Repeated Ischemic Preconditioning Effects on Physiological Responses to Hypoxic Exercise.

INTRODUCTION: Repeated ischemic preconditioning (IPC) can improve muscle and pulmonary oxygen on-kinetics, blood flow, and exercise efficiency, but these effects have not been investigated in severe hypoxia. The aim of the current study was to evaluate the effects of 7 d of IPC on resting and exercising muscle and cardio-pulmonary responses to severe hypoxia.METHODS: A total of 14 subjects received either: 1) 7 d of repeated lower-limb occlusion (4 × 5 min, 217 ± 30 mmHg) at limb occlusive pressure (IPC) or SHAM (4 × 5 min, 20 mmHg).
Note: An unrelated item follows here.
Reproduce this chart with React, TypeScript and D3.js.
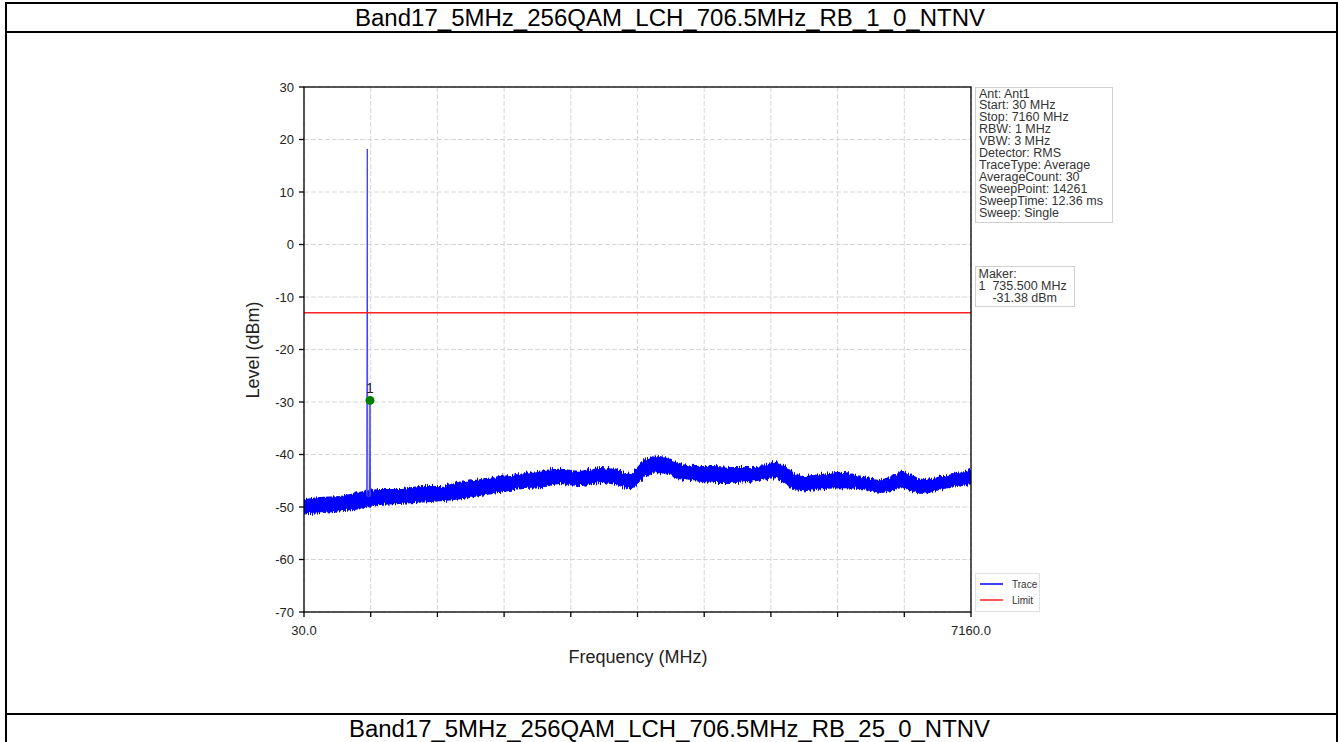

Subjects were tested for resting limb blood flow, relative microvascular deoxyhemoglobin concentration ([HHB]), and pulmonary oxygen (Vo2p) responses to steady state and incremental exercise to exhaustion in hypoxia (fractional inspired O2 = 0.103), which was followed by 7 d of IPC or SHAM and retesting 72 h post-intervention.RESULTS: There were no effects of IPC on maximal oxygen consumption, time to exhaustion during the incremental test, or minute ventilation and arterial oxygen saturation. However, the IPC group had higher delta efficiency based on pooled results and lower steady state Δ[HHB] (IPC ∼24% vs. SHAM ∼6% pre to post), as well as slowing the [HHB] time constant (IPC ∼26% vs. SHAM ∼3% pre to post) and reducing the overshoot in [HHB]: Vo2 ratio during exercise onset.CONCLUSIONS: Collectively, these results demonstrate that muscle O2 efficiency and microvascular O2 distribution can be improved by repeated IPC, but there are no effects on maximal exercise capacity in severe hypoxia.Chopra K, Jeffries O, Tallent J, Heffernan S, Kilduff L, Gray A, Waldron M. Repeated ischemic preconditioning effects on physiological responses to hypoxic exercise. Aerosp Med Hum Perform. 2022; 93(1):13-21.